Sheinbaum est membre du parti Morena, dirigé par le président actuel Andrés Manuel López Obrador. Elle affronte la candidate de l’opposition Xóchitl Gálvez et Jorge Álvarez Máynez du petit parti Mouvement citoyen.

Comparativement à la désinformation électorale colportée à propos des candidats masculins, les attaques contre Gálvez et Sheinbaum prennent souvent une tournure particulièrement personnelle et se concentrent sur leur genre, selon Maria Calderon, avocate et chercheuse mexicaine travaillant avec l’Institut du Mexique, un groupe de réflexion basé à Washington, D.C., étudiant la politique en ligne.

« J’ai été surprise par la cruauté des commentaires », a déclaré Calderon, dont l’analyse a révélé que les attaques contre les candidates féminines comme Sheinbaum et Gálvez portent généralement sur leur apparence ou leurs compétences, tandis que la désinformation sur les candidats masculins concerne plus souvent les propositions politiques.

« Beaucoup d’attaques directes sur leur poids, leur taille, comment elles s’habillent, la façon dont elles se comportent, dont elles parlent », a-t-elle dit.

Elle a suggéré que certaines des attaques sexistes peuvent être attribuées à la culture « machiste » du Mexique et à ses fortes racines catholiques.
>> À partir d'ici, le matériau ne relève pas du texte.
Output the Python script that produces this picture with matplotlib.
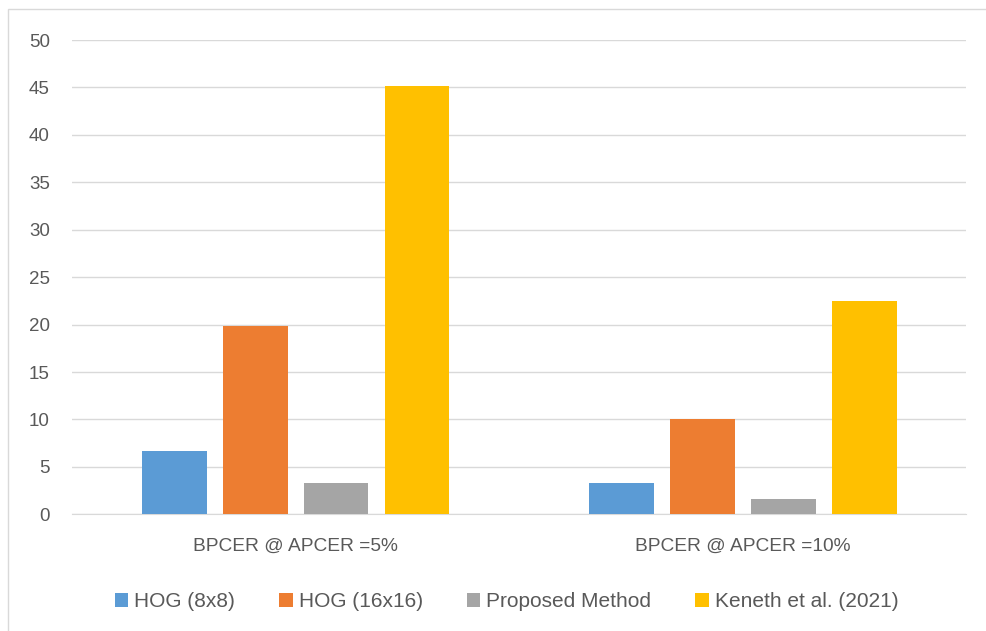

Les femmes n’ont obtenu le droit de vote au Mexique qu’en 1953.

López Obrador a propagé certaines des fausses affirmations visant Gálvez, comme il l’a fait l’année dernière lorsqu’il a affirmé à tort qu’elle soutenait des projets visant à mettre fin à plusieurs programmes sociaux populaires si elle était élue. Malgré ses efforts pour rectifier les faits, le récit continue néanmoins de tourmenter sa campagne, démontrant ainsi l’efficacité de la désinformation politique même si elle est démentie.

Des escrocs se sont également lancés dans le commerce de la désinformation au Mexique, utilisant des vidéos deepfake de Sheinbaum pour tenter de vendre des arnaques d’investissement, par exemple.

« Vous verrez que c’est ma voix, mais c’est une fraude », a déclaré Sheinbaum après qu’une vidéo deepfake la montrant soutenant prétendument une arnaque d’investissement soit devenue virale.

Comme dans d’autres pays, les entreprises technologiques qui exploitent la plupart des principales plateformes de médias sociaux affirment avoir lancé une série de programmes et de politiques destinés à atténuer l’effet de la désinformation avant les élections.

Meta et d’autres plateformes technologiques basées aux États-Unis ont été critiquées pour concentrer la plupart de leurs efforts sur la désinformation en anglais tout en adoptant une approche « copier-coller » pour le reste du monde.

« Nous nous concentrons sur la fourniture d’informations électorales fiables tout en luttant contre la désinformation dans toutes les langues », selon une déclaration de Meta, propriétaire de Facebook, Instagram et WhatsApp, sur ses plans électoraux.

Le spectre de la violence a hanté l’élection depuis le début des premières campagnes. Des dizaines de candidats à de plus petits postes ont été tués ou enlevés par des gangs criminels. Les cartels de la drogue ont semé la terreur à l’approche de l’élection, en tirant sur des rassemblements de campagne, en brûlant des bulletins de vote et en empêchant la mise en place de bureaux de vote.

« Il s’agit de l’élection la plus violente que le Mexique ait connue depuis que nous avons commencé à enregistrer les élections », a déclaré Calderon.